**Your objective**
Output the full listing below exactly as it reads, and skip anything that is a picture.

**Recorded information**
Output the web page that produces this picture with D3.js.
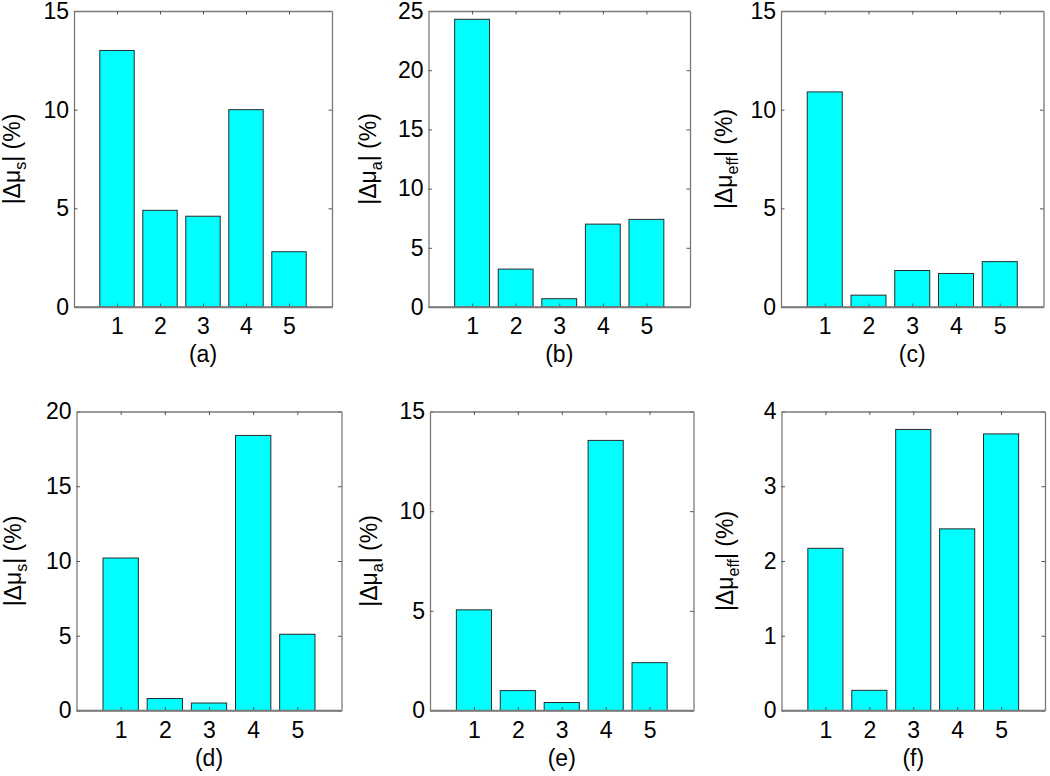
<!DOCTYPE html>
<html>
<head>
<meta charset="utf-8">
<script src="https://cdn.jsdelivr.net/npm/d3@7"></script>
<style>
  html, body { margin: 0; padding: 0; background: #fff; }
  svg { display: block; }
  text { font-family: "Liberation Sans", Arial, Helvetica, sans-serif; fill: #000; }
</style>
</head>
<body>
<svg id="chart" width="1050" height="776"></svg>
<script>
// ---------- data ----------
const categories = [1, 2, 3, 4, 5];
const valuesA = [13.0, 4.9, 4.6, 10.0, 2.8];
const valuesB = [24.3, 3.2, 0.7, 7.0, 7.4];
const valuesC = [10.9, 0.6, 1.85, 1.7, 2.3];
const valuesD = [10.2, 0.8, 0.5, 18.4, 5.1];
const valuesE = [5.05, 1.0, 0.4, 13.55, 2.4];
const valuesF = [2.17, 0.27, 3.76, 2.43, 3.70];

const yTicksA = [0, 5, 10, 15];
const yTicksB = [0, 5, 10, 15, 20, 25];
const yTicksC = [0, 5, 10, 15];
const yTicksD = [0, 5, 10, 15, 20];
const yTicksE = [0, 5, 10, 15];
const yTicksF = [0, 1, 2, 3, 4];

const panelLabels = ["(a)", "(b)", "(c)", "(d)", "(e)", "(f)"];
const yLabelSubs = ["s", "a", "eff", "s", "a", "eff"];

// ---------- layout (positions only) ----------
const layout = [
  { x0: 74,    x1: 332,    y0: 11,    y1: 307,   lab: 54 },
  { x0: 428.5, x1: 690,    y0: 11,    y1: 307,   lab: 53 },
  { x0: 781,   x1: 1043.5, y0: 11,    y1: 307,   lab: 49 },
  { x0: 76.5,  x1: 341.5,  y0: 411.5, y1: 710.5, lab: 56 },
  { x0: 430,   x1: 693.5,  y0: 411.5, y1: 710.5, lab: 53 },
  { x0: 781.5, x1: 1045,   y0: 411.5, y1: 710.5, lab: 49 }
];

const panels = [
  { values: valuesA, ticks: yTicksA },
  { values: valuesB, ticks: yTicksB },
  { values: valuesC, ticks: yTicksC },
  { values: valuesD, ticks: yTicksD },
  { values: valuesE, ticks: yTicksE },
  { values: valuesF, ticks: yTicksF }
];

const svg = d3.select("#chart");
const FONT = 23;
const TICK = 3.5;
const boxColor = "#7a7a7a";
const fmt = d3.format("d");

panels.forEach((p, i) => {
  const L = layout[i];
  const x = d3.scaleLinear().domain([0, 6]).range([L.x0, L.x1]);
  const y = d3.scaleLinear().domain([0, d3.max(p.ticks)]).range([L.y1, L.y0]);
  const g = svg.append("g");
  const bw = (x(1) - x(0)) * 0.8;

  // bars
  g.selectAll("rect.bar").data(p.values).enter().append("rect")
    .attr("class", "bar")
    .attr("x", (d, j) => x(categories[j]) - bw / 2)
    .attr("y", d => y(d))
    .attr("width", bw)
    .attr("height", d => y(0) - y(d))
    .attr("fill", "#00ffff")
    .attr("stroke", "#2a2a2a")
    .attr("stroke-width", 1);

  // axes with inward ticks
  const left = d3.axisLeft(y).tickValues(p.ticks).tickFormat(fmt).tickSizeInner(-TICK).tickSizeOuter(0).tickPadding(5);
  const right = d3.axisRight(y).tickValues(p.ticks).tickSizeInner(-TICK).tickSizeOuter(0).tickFormat("");
  const bottom = d3.axisBottom(x).tickValues(categories).tickFormat(fmt).tickSizeInner(-TICK).tickSizeOuter(0).tickPadding(11);
  const top = d3.axisTop(x).tickValues(categories).tickSizeInner(-TICK).tickSizeOuter(0).tickFormat("");

  const styleAxis = sel => {
    sel.selectAll("path.domain").attr("stroke", boxColor).attr("stroke-width", 1.3);
    sel.selectAll(".tick line").attr("stroke", "#555").attr("stroke-width", 1);
    sel.selectAll("text").attr("font-size", FONT).attr("fill", "#111")
      .attr("font-family", '"Liberation Sans", Arial, sans-serif');
  };

  g.append("g").attr("transform", `translate(${L.x0},0)`).call(left).call(styleAxis);
  g.append("g").attr("transform", `translate(${L.x1},0)`).call(right).call(styleAxis);
  g.append("g").attr("transform", `translate(0,${L.y1})`).call(bottom).call(styleAxis);
  g.append("g").attr("transform", `translate(0,${L.y0})`).call(top).call(styleAxis);

  // bottom domain drawn again over bar edges (MATLAB-like)
  g.append("line")
    .attr("x1", L.x0).attr("x2", L.x1).attr("y1", L.y1).attr("y2", L.y1)
    .attr("stroke", boxColor).attr("stroke-width", 1.3);

  // panel label
  g.append("text")
    .attr("x", (L.x0 + L.x1) / 2)
    .attr("y", L.y1 + 55)
    .attr("text-anchor", "middle")
    .attr("font-size", FONT)
    .text(panelLabels[i]);

  // y label
  const yl = g.append("text")
    .attr("transform", `translate(${L.x0 - L.lab},${(L.y0 + L.y1) / 2}) rotate(-90)`)
    .attr("text-anchor", "middle")
    .attr("font-size", FONT);
  yl.append("tspan").text("|\u0394\u03bc");
  yl.append("tspan").attr("font-size", 16).attr("dy", 6).text(yLabelSubs[i]);
  yl.append("tspan").attr("dy", -6).text("| (%)");
});
</script>
</body>
</html>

**Finished answer**
Output the web page that produces this picture with D3.js.
<!DOCTYPE html>
<html>
<head>
<meta charset="utf-8">
<script src="https://cdn.jsdelivr.net/npm/d3@7"></script>
<style>
  html, body { margin: 0; padding: 0; background: #fff; }
  svg { display: block; }
  text { font-family: "Liberation Sans", Arial, Helvetica, sans-serif; fill: #000; }
</style>
</head>
<body>
<svg id="chart" width="1050" height="776"></svg>
<script>
// ---------- data ----------
const categories = [1, 2, 3, 4, 5];
const valuesA = [13.0, 4.9, 4.6, 10.0, 2.8];
const valuesB = [24.3, 3.2, 0.7, 7.0, 7.4];
const valuesC = [10.9, 0.6, 1.85, 1.7, 2.3];
const valuesD = [10.2, 0.8, 0.5, 18.4, 5.1];
const valuesE = [5.05, 1.0, 0.4, 13.55, 2.4];
const valuesF = [2.17, 0.27, 3.76, 2.43, 3.70];

const yTicksA = [0, 5, 10, 15];
const yTicksB = [0, 5, 10, 15, 20, 25];
const yTicksC = [0, 5, 10, 15];
const yTicksD = [0, 5, 10, 15, 20];
const yTicksE = [0, 5, 10, 15];
const yTicksF = [0, 1, 2, 3, 4];

const panelLabels = ["(a)", "(b)", "(c)", "(d)", "(e)", "(f)"];
const yLabelSubs = ["s", "a", "eff", "s", "a", "eff"];

// ---------- layout (positions only) ----------
const layout = [
  { x0: 74,    x1: 332,    y0: 11,    y1: 307,   lab: 54 },
  { x0: 428.5, x1: 690,    y0: 11,    y1: 307,   lab: 53 },
  { x0: 781,   x1: 1043.5, y0: 11,    y1: 307,   lab: 49 },
  { x0: 76.5,  x1: 341.5,  y0: 411.5, y1: 710.5, lab: 56 },
  { x0: 430,   x1: 693.5,  y0: 411.5, y1: 710.5, lab: 53 },
  { x0: 781.5, x1: 1045,   y0: 411.5, y1: 710.5, lab: 49 }
];

const panels = [
  { values: valuesA, ticks: yTicksA },
  { values: valuesB, ticks: yTicksB },
  { values: valuesC, ticks: yTicksC },
  { values: valuesD, ticks: yTicksD },
  { values: valuesE, ticks: yTicksE },
  { values: valuesF, ticks: yTicksF }
];

const svg = d3.select("#chart");
const FONT = 23;
const TICK = 3.5;
const boxColor = "#7a7a7a";
const fmt = d3.format("d");

panels.forEach((p, i) => {
  const L = layout[i];
  const x = d3.scaleLinear().domain([0, 6]).range([L.x0, L.x1]);
  const y = d3.scaleLinear().domain([0, d3.max(p.ticks)]).range([L.y1, L.y0]);
  const g = svg.append("g");
  const bw = (x(1) - x(0)) * 0.8;

  // bars
  g.selectAll("rect.bar").data(p.values).enter().append("rect")
    .attr("class", "bar")
    .attr("x", (d, j) => x(categories[j]) - bw / 2)
    .attr("y", d => y(d))
    .attr("width", bw)
    .attr("height", d => y(0) - y(d))
    .attr("fill", "#00ffff")
    .attr("stroke", "#2a2a2a")
    .attr("stroke-width", 1);

  // axes with inward ticks
  const left = d3.axisLeft(y).tickValues(p.ticks).tickFormat(fmt).tickSizeInner(-TICK).tickSizeOuter(0).tickPadding(5);
  const right = d3.axisRight(y).tickValues(p.ticks).tickSizeInner(-TICK).tickSizeOuter(0).tickFormat("");
  const bottom = d3.axisBottom(x).tickValues(categories).tickFormat(fmt).tickSizeInner(-TICK).tickSizeOuter(0).tickPadding(11);
  const top = d3.axisTop(x).tickValues(categories).tickSizeInner(-TICK).tickSizeOuter(0).tickFormat("");

  const styleAxis = sel => {
    sel.selectAll("path.domain").attr("stroke", boxColor).attr("stroke-width", 1.3);
    sel.selectAll(".tick line").attr("stroke", "#555").attr("stroke-width", 1);
    sel.selectAll("text").attr("font-size", FONT).attr("fill", "#111")
      .attr("font-family", '"Liberation Sans", Arial, sans-serif');
  };

  g.append("g").attr("transform", `translate(${L.x0},0)`).call(left).call(styleAxis);
  g.append("g").attr("transform", `translate(${L.x1},0)`).call(right).call(styleAxis);
  g.append("g").attr("transform", `translate(0,${L.y1})`).call(bottom).call(styleAxis);
  g.append("g").attr("transform", `translate(0,${L.y0})`).call(top).call(styleAxis);

  // bottom domain drawn again over bar edges (MATLAB-like)
  g.append("line")
    .attr("x1", L.x0).attr("x2", L.x1).attr("y1", L.y1).attr("y2", L.y1)
    .attr("stroke", boxColor).attr("stroke-width", 1.3);

  // panel label
  g.append("text")
    .attr("x", (L.x0 + L.x1) / 2)
    .attr("y", L.y1 + 55)
    .attr("text-anchor", "middle")
    .attr("font-size", FONT)
    .text(panelLabels[i]);

  // y label
  const yl = g.append("text")
    .attr("transform", `translate(${L.x0 - L.lab},${(L.y0 + L.y1) / 2}) rotate(-90)`)
    .attr("text-anchor", "middle")
    .attr("font-size", FONT);
  yl.append("tspan").text("|\u0394\u03bc");
  yl.append("tspan").attr("font-size", 16).attr("dy", 6).text(yLabelSubs[i]);
  yl.append("tspan").attr("dy", -6).text("| (%)");
});
</script>
</body>
</html>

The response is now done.